◆ Stated problem:
Write out the material again exactly, please, and omit the pictures.
>>>
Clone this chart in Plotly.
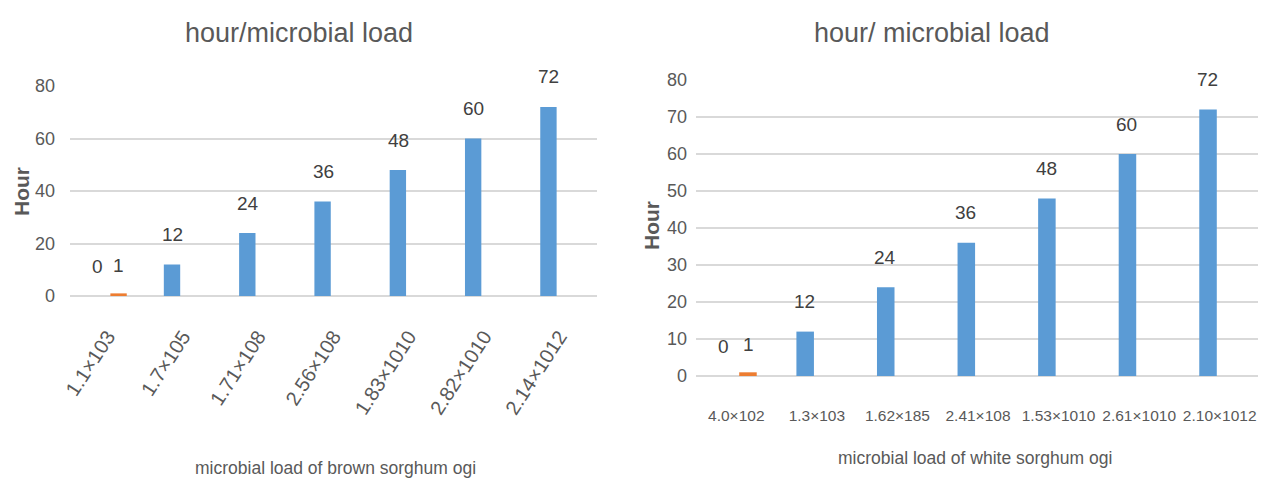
import plotly.graph_objects as go

# ---- data ----
brown_categories = ["1.1×103", "1.7×105", "1.71×108", "2.56×108", "1.83×1010", "2.82×1010", "2.14×1012"]
white_categories = ["4.0×102", "1.3×103", "1.62×185", "2.41×108", "1.53×1010", "2.61×1010", "2.10×1012"]
hours_blue = [0, 12, 24, 36, 48, 60, 72]
hours_orange = [1, None, None, None, None, None, None]

left_title = "hour/microbial load"
right_title = "hour/ microbial load"
left_xtitle = "microbial load of brown sorghum ogi"
right_xtitle = "microbial load of white sorghum ogi"
y_title = "Hour"

BLUE = "#5B9BD5"
ORANGE = "#ED7D31"
GRID = "#D9D9D9"
TXT = "#595959"
LBL = "#404040"
FONT = "Liberation Sans, Arial, sans-serif"

fig = go.Figure()

panels = [
    ("x", "y", brown_categories, 10.5),
    ("x2", "y2", white_categories, 12.5),
]
annotations = []
for xa, ya, cats, off in panels:
    fig.add_trace(go.Bar(x=cats, y=hours_blue, marker_color=BLUE, xaxis=xa, yaxis=ya,
                         showlegend=False, hoverinfo="x+y"))
    fig.add_trace(go.Bar(x=cats, y=hours_orange, marker_color=ORANGE, xaxis=xa, yaxis=ya,
                         showlegend=False, hoverinfo="x+y"))
    for c, v in zip(cats, hours_blue):
        annotations.append(dict(x=c, y=v, xref=xa, yref=ya, text=str(v), showarrow=False,
                                xshift=-off, yshift=30,
                                font=dict(family=FONT, size=19, color=LBL)))
    for c, v in zip(cats, hours_orange):
        if v is not None:
            annotations.append(dict(x=c, y=v, xref=xa, yref=ya, text=str(v), showarrow=False,
                                    xshift=off, yshift=28,
                                    font=dict(family=FONT, size=19, color=LBL)))

# page has an 8px body margin: the figure is drawn from (8, 8)
PAGE_OFF = 8
W, H = 1266 - PAGE_OFF, 488 - PAGE_OFF
def px_x(p):
    return (p - PAGE_OFF) / W
def px_y(p):
    return (H - (p - PAGE_OFF)) / H

annotations += [
    dict(text=left_title, x=px_x(299), y=px_y(33), xref="paper", yref="paper", showarrow=False,
         xanchor="center", yanchor="middle", font=dict(family=FONT, size=27, color=TXT)),
    dict(text=right_title, x=px_x(932), y=px_y(33), xref="paper", yref="paper", showarrow=False,
         xanchor="center", yanchor="middle", font=dict(family=FONT, size=27, color=TXT)),
    dict(text=left_xtitle, x=px_x(335), y=px_y(468), xref="paper", yref="paper", showarrow=False,
         xanchor="center", yanchor="middle", font=dict(family=FONT, size=17.5, color=TXT)),
    dict(text=right_xtitle, x=px_x(975), y=px_y(458), xref="paper", yref="paper", showarrow=False,
         xanchor="center", yanchor="middle", font=dict(family=FONT, size=17.5, color=TXT)),
    dict(text="<b>" + y_title + "</b>", x=px_x(21), y=px_y(191), xref="paper", yref="paper",
         showarrow=False, textangle=-90, xanchor="center", yanchor="middle",
         font=dict(family=FONT, size=21, color=TXT)),
    dict(text="<b>" + y_title + "</b>", x=px_x(651), y=px_y(226), xref="paper", yref="paper",
         showarrow=False, textangle=-90, xanchor="center", yanchor="middle",
         font=dict(family=FONT, size=21, color=TXT)),
]

tickfont = dict(family=FONT, size=18, color=TXT)

fig.update_layout(
    template="none",
    width=W, height=H,
    margin=dict(l=0, r=0, t=0, b=0, pad=0, autoexpand=False),
    paper_bgcolor="white", plot_bgcolor="white",
    barmode="group", bargap=0.42, bargroupgap=0.25,
    annotations=annotations,
    xaxis=dict(domain=[px_x(70), px_x(597)], anchor="y", type="category", automargin=False,
               tickangle=-57, tickfont=dict(family=FONT, size=20, color=TXT),
               showgrid=False, showline=False, zeroline=False, ticks="", ticklabelstandoff=24),
    yaxis=dict(domain=[px_y(296), px_y(86)], anchor="x", range=[0, 80], dtick=20, automargin=False,
               tickfont=tickfont, showgrid=True, gridcolor=GRID, gridwidth=1.5, zeroline=True,
               zerolinecolor=GRID, zerolinewidth=1.5, showline=False, ticks="",
               ticklabelstandoff=14),
    xaxis2=dict(domain=[px_x(696), px_x(1260)], anchor="y2", type="category", automargin=False,
                tickangle=0, tickfont=dict(family=FONT, size=15.5, color=TXT),
                showgrid=False, showline=False, zeroline=False, ticks="", ticklabelstandoff=28),
    yaxis2=dict(domain=[px_y(376), px_y(80)], anchor="x2", range=[0, 80], dtick=10, automargin=False,
                tickfont=tickfont, showgrid=True, gridcolor=GRID, gridwidth=1.5, zeroline=True,
                zerolinecolor=GRID, zerolinewidth=1.5, showline=False, ticks="",
                ticklabelstandoff=8),
)

fig.write_html("out.html")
<<<
◆ Exercise result:
Clone this chart in Plotly.
import plotly.graph_objects as go

# ---- data ----
brown_categories = ["1.1×103", "1.7×105", "1.71×108", "2.56×108", "1.83×1010", "2.82×1010", "2.14×1012"]
white_categories = ["4.0×102", "1.3×103", "1.62×185", "2.41×108", "1.53×1010", "2.61×1010", "2.10×1012"]
hours_blue = [0, 12, 24, 36, 48, 60, 72]
hours_orange = [1, None, None, None, None, None, None]

left_title = "hour/microbial load"
right_title = "hour/ microbial load"
left_xtitle = "microbial load of brown sorghum ogi"
right_xtitle = "microbial load of white sorghum ogi"
y_title = "Hour"

BLUE = "#5B9BD5"
ORANGE = "#ED7D31"
GRID = "#D9D9D9"
TXT = "#595959"
LBL = "#404040"
FONT = "Liberation Sans, Arial, sans-serif"

fig = go.Figure()

panels = [
    ("x", "y", brown_categories, 10.5),
    ("x2", "y2", white_categories, 12.5),
]
annotations = []
for xa, ya, cats, off in panels:
    fig.add_trace(go.Bar(x=cats, y=hours_blue, marker_color=BLUE, xaxis=xa, yaxis=ya,
                         showlegend=False, hoverinfo="x+y"))
    fig.add_trace(go.Bar(x=cats, y=hours_orange, marker_color=ORANGE, xaxis=xa, yaxis=ya,
                         showlegend=False, hoverinfo="x+y"))
    for c, v in zip(cats, hours_blue):
        annotations.append(dict(x=c, y=v, xref=xa, yref=ya, text=str(v), showarrow=False,
                                xshift=-off, yshift=30,
                                font=dict(family=FONT, size=19, color=LBL)))
    for c, v in zip(cats, hours_orange):
        if v is not None:
            annotations.append(dict(x=c, y=v, xref=xa, yref=ya, text=str(v), showarrow=False,
                                    xshift=off, yshift=28,
                                    font=dict(family=FONT, size=19, color=LBL)))

# page has an 8px body margin: the figure is drawn from (8, 8)
PAGE_OFF = 8
W, H = 1266 - PAGE_OFF, 488 - PAGE_OFF
def px_x(p):
    return (p - PAGE_OFF) / W
def px_y(p):
    return (H - (p - PAGE_OFF)) / H

annotations += [
    dict(text=left_title, x=px_x(299), y=px_y(33), xref="paper", yref="paper", showarrow=False,
         xanchor="center", yanchor="middle", font=dict(family=FONT, size=27, color=TXT)),
    dict(text=right_title, x=px_x(932), y=px_y(33), xref="paper", yref="paper", showarrow=False,
         xanchor="center", yanchor="middle", font=dict(family=FONT, size=27, color=TXT)),
    dict(text=left_xtitle, x=px_x(335), y=px_y(468), xref="paper", yref="paper", showarrow=False,
         xanchor="center", yanchor="middle", font=dict(family=FONT, size=17.5, color=TXT)),
    dict(text=right_xtitle, x=px_x(975), y=px_y(458), xref="paper", yref="paper", showarrow=False,
         xanchor="center", yanchor="middle", font=dict(family=FONT, size=17.5, color=TXT)),
    dict(text="<b>" + y_title + "</b>", x=px_x(21), y=px_y(191), xref="paper", yref="paper",
         showarrow=False, textangle=-90, xanchor="center", yanchor="middle",
         font=dict(family=FONT, size=21, color=TXT)),
    dict(text="<b>" + y_title + "</b>", x=px_x(651), y=px_y(226), xref="paper", yref="paper",
         showarrow=False, textangle=-90, xanchor="center", yanchor="middle",
         font=dict(family=FONT, size=21, color=TXT)),
]

tickfont = dict(family=FONT, size=18, color=TXT)

fig.update_layout(
    template="none",
    width=W, height=H,
    margin=dict(l=0, r=0, t=0, b=0, pad=0, autoexpand=False),
    paper_bgcolor="white", plot_bgcolor="white",
    barmode="group", bargap=0.42, bargroupgap=0.25,
    annotations=annotations,
    xaxis=dict(domain=[px_x(70), px_x(597)], anchor="y", type="category", automargin=False,
               tickangle=-57, tickfont=dict(family=FONT, size=20, color=TXT),
               showgrid=False, showline=False, zeroline=False, ticks="", ticklabelstandoff=24),
    yaxis=dict(domain=[px_y(296), px_y(86)], anchor="x", range=[0, 80], dtick=20, automargin=False,
               tickfont=tickfont, showgrid=True, gridcolor=GRID, gridwidth=1.5, zeroline=True,
               zerolinecolor=GRID, zerolinewidth=1.5, showline=False, ticks="",
               ticklabelstandoff=14),
    xaxis2=dict(domain=[px_x(696), px_x(1260)], anchor="y2", type="category", automargin=False,
                tickangle=0, tickfont=dict(family=FONT, size=15.5, color=TXT),
                showgrid=False, showline=False, zeroline=False, ticks="", ticklabelstandoff=28),
    yaxis2=dict(domain=[px_y(376), px_y(80)], anchor="x2", range=[0, 80], dtick=10, automargin=False,
                tickfont=tickfont, showgrid=True, gridcolor=GRID, gridwidth=1.5, zeroline=True,
                zerolinecolor=GRID, zerolinewidth=1.5, showline=False, ticks="",
                ticklabelstandoff=8),
)

fig.write_html("out.html")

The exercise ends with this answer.